Aside from the mounting supply, developers also face pressures from measures like the Qualifying Certificate (QC) and Additional Buyer’s Stamp Duty (ABSD).
First introduced in 2011 and revised in 2013, the ABSD is a tax imposed on both developers and individual property buyers.
The amount paid by individuals depends on the number of properties they own and residency status, while developers have to pay 10 to 15 percent of the land cost unless they complete and sell all the units within five years from the date of land acquisition.
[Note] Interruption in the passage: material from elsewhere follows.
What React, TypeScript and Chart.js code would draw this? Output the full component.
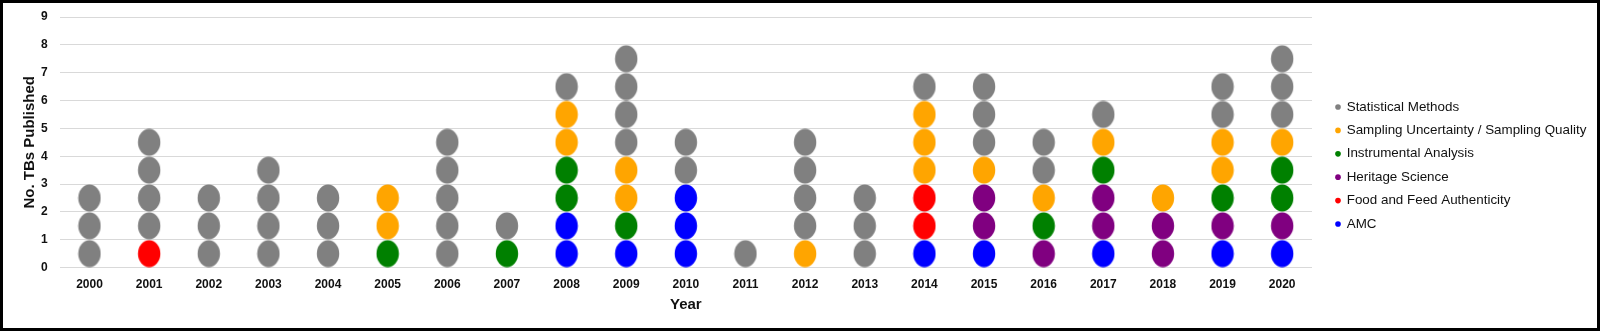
import { useEffect, useRef } from 'react';
import { Chart, registerables } from 'chart.js';

Chart.register(...registerables);

const years = ['2000', '2001', '2002', '2003', '2004', '2005', '2006', '2007', '2008', '2009', '2010', '2011', '2012', '2013', '2014', '2015', '2016', '2017', '2018', '2019', '2020'];
const seriesNames = ['Statistical Methods', 'Sampling Uncertainty / Sampling Quality', 'Instrumental Analysis', 'Heritage Science', 'Food and Feed Authenticity', 'AMC'];
const seriesColors = ['#808080', '#FFA500', '#008000', '#800080', '#FF0000', '#0000FF'];
const statistical = [3, 4, 3, 4, 3, 0, 5, 1, 1, 4, 2, 1, 4, 3, 1, 3, 2, 1, 0, 2, 3];
const sampling = [0, 0, 0, 0, 0, 2, 0, 0, 2, 2, 0, 0, 1, 0, 3, 1, 1, 1, 1, 2, 1];
const instrumental = [0, 0, 0, 0, 0, 1, 0, 1, 2, 1, 0, 0, 0, 0, 0, 0, 1, 1, 0, 1, 2];
const heritage = [0, 0, 0, 0, 0, 0, 0, 0, 0, 0, 0, 0, 0, 0, 0, 2, 1, 2, 2, 1, 1];
const food = [0, 1, 0, 0, 0, 0, 0, 0, 0, 0, 0, 0, 0, 0, 2, 0, 0, 0, 0, 0, 0];
const amc = [0, 0, 0, 0, 0, 0, 0, 0, 2, 1, 3, 0, 0, 0, 1, 1, 0, 1, 0, 1, 1];
const yMin = 0;
const yMax = 9;
const yStep = 1;

// legend order
const seriesCounts = [statistical, sampling, instrumental, heritage, food, amc];
// stacking order from the bottom: AMC, Food, Heritage, Instrumental, Sampling, Statistical
const stackOrder = [5, 4, 3, 2, 1, 0];

const FONT = '"Liberation Sans", Arial, sans-serif';

function makeDot(color: string) {
  const c = document.createElement('canvas');
  c.width = 24;
  c.height = 28;
  const ctx = c.getContext('2d')!;
  ctx.fillStyle = color;
  ctx.beginPath();
  ctx.ellipse(12, 14, 11.2, 13.4, 0, 0, Math.PI * 2);
  ctx.fill();
  return c;
}

function buildPoints() {
  const pts: { x: string; y: number }[][] = seriesCounts.map(() => []);
  years.forEach((yr, i) => {
    let base = 0;
    stackOrder.forEach((s) => {
      const n = seriesCounts[s][i];
      for (let k = 0; k < n; k++) pts[s].push({ x: yr, y: base + k + 0.5 });
      base += n;
    });
  });
  return pts;
}

export default function App() {
  const ref = useRef<HTMLCanvasElement | null>(null);

  useEffect(() => {
    document.body.style.margin = '0';
    const pts = buildPoints();
    const chart = new Chart(ref.current!, {
      type: 'scatter',
      data: {
        labels: years,
        datasets: seriesNames.map((name, s) => ({
          label: name,
          data: pts[s],
          pointStyle: makeDot(seriesColors[s]) as any,
          backgroundColor: seriesColors[s],
          borderColor: seriesColors[s],
          pointRadius: 12,
          clip: false as any,
        })),
      },
      options: {
        animation: false,
        responsive: false,
        maintainAspectRatio: false,
        layout: { autoPadding: false, padding: { top: 14, right: 10, left: 18, bottom: 14 } },
        plugins: {
          tooltip: { enabled: false },
          legend: {
            position: 'right',
            labels: {
              usePointStyle: true,
              pointStyle: 'circle',
              boxWidth: 4,
              boxHeight: 4,
              padding: 10,
              color: '#111',
              font: { family: FONT, size: 13.4 },
              generateLabels: (ch: any) =>
                ch.data.datasets.map((d: any, i: number) => ({
                  text: d.label,
                  fillStyle: seriesColors[i],
                  strokeStyle: seriesColors[i],
                  lineWidth: 0,
                  pointStyle: 'circle',
                  datasetIndex: i,
                  hidden: false,
                  fontColor: '#111',
                })),
            },
          },
        },
        scales: {
          x: {
            type: 'category',
            labels: years,
            offset: true,
            grid: { display: false, drawTicks: false },
            border: { display: false },
            ticks: { color: '#111', padding: 10, font: { family: FONT, size: 12, weight: 'bold' }, maxRotation: 0, autoSkip: false },
            title: { display: true, text: 'Year', color: '#111', font: { family: FONT, size: 15, weight: 'bold' }, padding: { top: -6, bottom: 0 } },
          },
          y: {
            min: yMin,
            max: yMax,
            grid: { color: '#d9d9d9', lineWidth: 1, drawTicks: false },
            border: { display: false },
            ticks: { stepSize: yStep, color: '#111', padding: 12, font: { family: FONT, size: 12, weight: 'bold' } },
            title: { display: true, text: 'No. TBs Published', color: '#111', font: { family: FONT, size: 15, weight: 'bold' }, padding: { top: 0, bottom: -10 } },
            afterFit: (s: any) => {
              s.paddingTop = 7;
              s.paddingBottom = 7;
            },
          },
          gap: {
            type: 'linear',
            position: 'right',
            min: yMin,
            max: yMax,
            display: true,
            grid: { display: false, drawTicks: false },
            border: { display: false },
            ticks: { display: false },
            afterFit: (s: any) => {
              s.width = 14;
            },
          },
        },
      },
    });
    return () => chart.destroy();
  }, []);

  return (
    <div
      style={{
        position: 'fixed',
        left: 0,
        top: 0,
        width: 1600,
        height: 331,
        boxSizing: 'border-box',
        border: '3px solid #000',
        background: '#fff',
      }}
    >
      <canvas ref={ref} width={1594} height={325} style={{ display: 'block' }} />
    </div>
  );
}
Developers with foreign holdings will also have to meet the QC rules, in which they are required to complete the project in five years of acquiring the land and sell all units within the next two years. Those who need more time to meet the requirements can pay extension charges that are pro-rated according to the proportion of unsold units. Land sold on Sentosa Cove and through the Government Land Sales (GLS) Programme do not need QC.
In 2016, Tan estimates that around 700 unsold residential units across 13 developments will be affected by the QC, with charges amounting to almost $100 million.
Moreover, the ABSD remission clawback for projects with unsold units will kick in by end-2016, putting further pressure on prices. He revealed that around 6,000 unsold units in 33 developments will be affected by the ABSD remission clawback in 2017 and 2018.
As a result, several developers have been lobbying for the removal of the ABSD, arguing that the Total Debt Servicing Ratio (TDSR) framework will help ensure that buyers stay prudent with their acquisitions even without the ABSD.
“Since 2009, the successive introduction of the government’s property measures has cooled the market, bringing down transactions and prices. With safeguards in place such as the continuation of the prudent TDSR measures together with the current economic situation, property prices will be kept in check,” said Tan.
“It is therefore timely to consider a calibration of the cooling measures.”